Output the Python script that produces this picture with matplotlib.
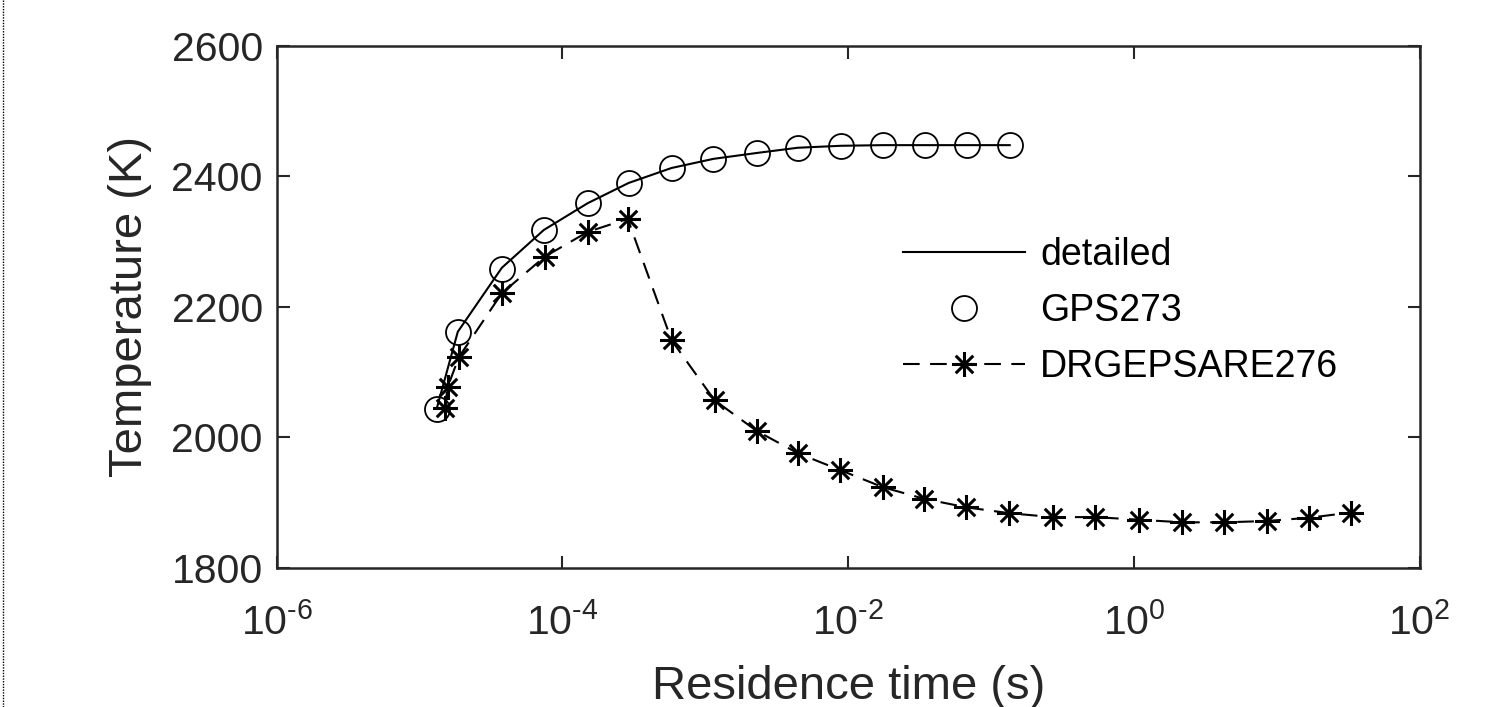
"""
Residence time vs temperature: detailed mechanism vs two reduced mechanisms.
"""

import matplotlib
matplotlib.use("Agg")
import matplotlib.pyplot as plt
from matplotlib.lines import Line2D
from matplotlib.path import Path
from matplotlib.ticker import NullLocator

# detailed mechanism (solid line)
detailed_t = [1.32e-5, 1.85e-5, 3.76e-5, 7.4e-5, 1.5e-4, 2.9e-4, 5.8e-4, 1.14e-3,
              2.29e-3, 4.43e-3, 8.85e-3, 1.74e-2, 3.43e-2, 6.77e-2, 0.135]
detailed_T = [2045, 2162, 2260, 2318, 2359, 2390, 2413, 2427,
              2436, 2444, 2447, 2448, 2448, 2448, 2448]

# GPS273 (circles)
gps_t = [1.32e-5, 1.85e-5, 3.76e-5, 7.4e-5, 1.5e-4, 2.9e-4, 5.8e-4, 1.14e-3,
         2.29e-3, 4.43e-3, 8.85e-3, 1.74e-2, 3.43e-2, 6.77e-2, 0.135]
gps_T = [2043, 2162, 2258, 2318, 2359, 2390, 2413, 2427,
         2436, 2444, 2447, 2448, 2448, 2448, 2448]

# DRGEPSARE276 (dashed + asterisks)
drg_t = [1.5e-5, 1.57e-5, 1.88e-5, 3.76e-5, 7.5e-5, 1.5e-4, 2.86e-4, 5.8e-4,
         1.16e-3, 2.29e-3, 4.43e-3, 8.8e-3, 1.74e-2, 3.4e-2, 6.7e-2, 0.134,
         0.27, 0.53, 1.08, 2.17, 4.3, 8.5, 16.8, 33.0]
drg_T = [2045, 2077, 2123, 2221, 2277, 2315, 2335, 2149,
         2057, 2010, 1976, 1950, 1924, 1906, 1893, 1884,
         1878, 1878, 1874, 1870, 1870, 1872, 1877, 1885]

x_ticks = [1e-6, 1e-4, 1e-2, 1e0, 1e2]
x_tick_labels = [r"$10^{\text{-}6}$", r"$10^{\text{-}4}$", r"$10^{\text{-}2}$",
                 r"$10^{0}$", r"$10^{2}$"]
y_ticks = [1800, 2000, 2200, 2400, 2600]

TEXT_GREY = "#262626"

plt.rcParams["font.family"] = ["Liberation Sans", "DejaVu Sans"]
plt.rcParams["mathtext.default"] = "regular"
plt.rcParams["mathtext.fontset"] = "custom"
plt.rcParams["mathtext.rm"] = "Liberation Sans"
plt.rcParams["axes.unicode_minus"] = False

# MATLAB-style asterisk: plus and cross together
asterisk = Path(
    [(-1, 0), (1, 0), (0, -1), (0, 1), (-0.7, -0.7), (0.7, 0.7), (-0.7, 0.7), (0.7, -0.7)],
    [Path.MOVETO, Path.LINETO] * 4,
)

fig = plt.figure(figsize=(14.96, 7.07), dpi=100)
ax = fig.add_axes([0.185, 0.1966, 0.764, 0.7384])

ax.plot(detailed_t, detailed_T, "-", color="black", lw=1.5, label="detailed")
ax.plot(gps_t, gps_T, "o", color="black", mfc="none", mec="black", ms=18, mew=1.3,
        label="GPS273")
ax.plot(drg_t, drg_T, "--", color="black", lw=1.5, dashes=(8, 5),
        marker=asterisk, ms=18, mew=2.2, mec="black", label="DRGEPSARE276")

ax.set_xscale("log")
ax.set_xlim(1e-6, 1e2)
ax.set_ylim(1800, 2600)
ax.set_xticks(x_ticks)
ax.set_xticklabels(x_tick_labels)
ax.xaxis.set_minor_locator(NullLocator())
ax.set_yticks(y_ticks)

ax.tick_params(which="both", direction="in", top=True, right=True,
               length=9, width=1.5, labelsize=29.5, colors=TEXT_GREY)
ax.tick_params(axis="x", pad=25)
ax.tick_params(axis="y", pad=10)
for side in ax.spines.values():
    side.set_linewidth(1.8)
    side.set_color(TEXT_GREY)

ax.set_xlabel("Residence time (s)", fontsize=34, color=TEXT_GREY, labelpad=16)
ax.set_ylabel("Temperature (K)", fontsize=34, color=TEXT_GREY, labelpad=14)

ax.legend(loc="center left", bbox_to_anchor=(0.548, 0.492), frameon=False, fontsize=27,
          handlelength=3.25, handletextpad=0.4, labelspacing=0.54,
          borderpad=0, borderaxespad=0)

# dotted frame edge on the left of the image
fig.add_artist(Line2D([0.002, 0.002], [0, 1], transform=fig.transFigure,
                      color="black", lw=1, linestyle=(0, (1, 1))))

fig.savefig("out.png", dpi=100)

● What you are asked to do
Leave out any pictures, please, and quote only the lines from the top of the data through the line that contains "from matplotlib.ticker import NullLocator".

● Exercise solution
Output the Python script that produces this picture with matplotlib.
"""
Residence time vs temperature: detailed mechanism vs two reduced mechanisms.
"""

import matplotlib
matplotlib.use("Agg")
import matplotlib.pyplot as plt
from matplotlib.lines import Line2D
from matplotlib.path import Path
from matplotlib.ticker import NullLocator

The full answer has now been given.